Hammerhead didn't laugh. "They're not allies. Just more vultures circling the same corpse. I don't plan to share the bones." He turned back toward the sea, gaze hard on the far-red sail. "I'll be the new Pirate King of the Quatzequatel Sea. Or I'll feed it my corpse trying." The Salt Viper slithered across the sea like a mirage—narrow, fast, and coated in overlapping scales of lacquered teak and sea-jade. Its sails shimmered faintly green, treated with powdered basilisk hide. Where it passed, fish died by the dozens in its wake—its hull enchanted to leak venom slowly into the sea.

Below a green silk canopy, surrounded by cushions and chanting disciples, Snake Man sat coiled in meditation. He was a whisper of flesh and tendon.

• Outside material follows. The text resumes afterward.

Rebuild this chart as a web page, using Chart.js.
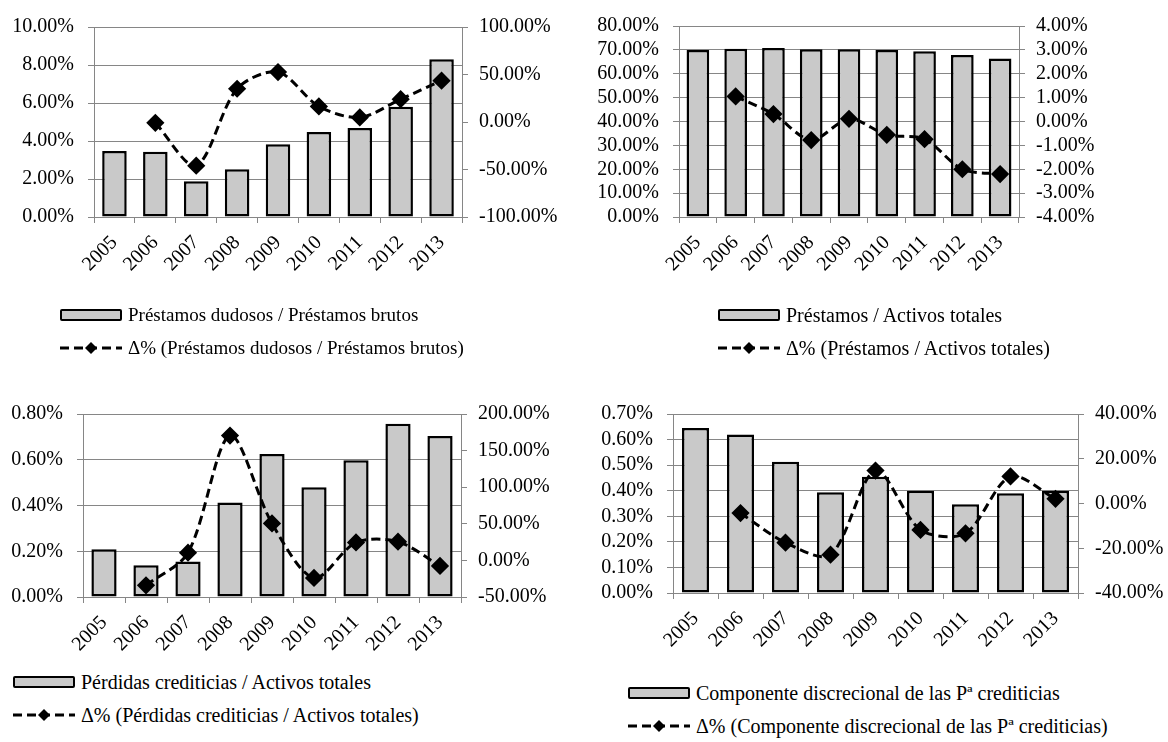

Emaciated, bald, draped in tattered ochre robes and a necklace of dried fangs. His limbs were impossibly long, folded thrice over, yet his posture betrayed perfect ease. But it was the serpents that marked him as nightmare. Five great snakes coiled around him—each alive, each awake, each an extension of his spirit threads:

The Black Cobra on his right leg, wreathed in poison fog. The Red Adder on his left leg, hissing sparks of flame from its flickering tongue. The Blue Krait up his right arm, chill with frostbite venom. The Golden Viper wrapped along his left arm, humming with paralytic pulse. And the White Fang Serpent, thick and blindfolded, sleeping around his midsection—its scales translucent, filled with some unknown ichor. One of his lieutenants approached, head bowed.

"We sight a ship… crimson sails. It matches the reports of the Typhoon."

Snake Man's eyelids crept open. His pupils were vertical slits of violet. His arms unspooled—stretching easily six meters in opposite directions before curling inward again. The Red Adder stirred, sensing his mood. "They travel to the inheritance like a moth to flame," he murmured. "But the ocean has many coils… and I am patient." He rose, joints crackling in slow spirals. "Set course. But do not engage." His lieutenant blinked. "You don't want to strike, master?" "I want to observe. I want to see which serpent strikes first—so I may crush its skull and consume the marrow."

The five snakes raised their heads in unison, as if they too tasted ambition.

Where the Hammer Hand cut like a fist and the Salt Viper glided like a curse, the Star bite danced. Its sails glittered like torn butterfly wings—fragmented chroma stitching that caught the light in impossible colors. The ship's hull were made of phoenix wood and enchantment-buoyed, it floated just above the waves with barely a whisper. Its mast was a living tree, rooted in a sacred patch of moss taken from the paradise glades.

At its bow stood Faeluxe, Captain of the Star bite—a winged sword-dancer of the razor-pixie clan. She was five foot five, with gossamer wings that shimmered in alternating hues of blood and moonlight, she hovered inches off the deck. Her body was all sharp grace—sickle-thin legs wrapped in sheer gossamer, a corset of scale, and a dozen bladelets tucked along her forearms like folded petals. Her hair was a mess of dried star fish's caught in long blonde hair that whipped in the wind. Her eyes were luminous pools of starlight and mischief.

She did not speak to command her crew. She danced. And the crew followed. Mostly sprites, storm-fey, and wind-cut goblins—all devotees of her cult of speed. As Faeluxe spun midair in a cyclone flourish, her curved wing blades snapped open—each feather a honed edge—and the helmsman adjusted course. A voice from the whisper-shell beside her ear crackled. "The Crimson Typhoon sails, my lady. They draw others in their wake." She smiled, licking a curved dagger idly.

"Of course they do," she purred, eyes narrowing with mirth. "Inheritances always call the most interesting meat." A sprite approached bearing her war mask—a snarling fox carved of dream wood and lacquered in venom root purple. Faeluxe took it gently, pressing the mask to her face. Her wings flared out in a halo of impossible color.

"I will become the next Queen Pirate of these seas," she declared, voice ringing like a bell's echo through broken glass. "Let them run. Let them gather. Let them bleed for the crown."

The Star bite turned like a dancer mid-step and glided after the others, silent and fast.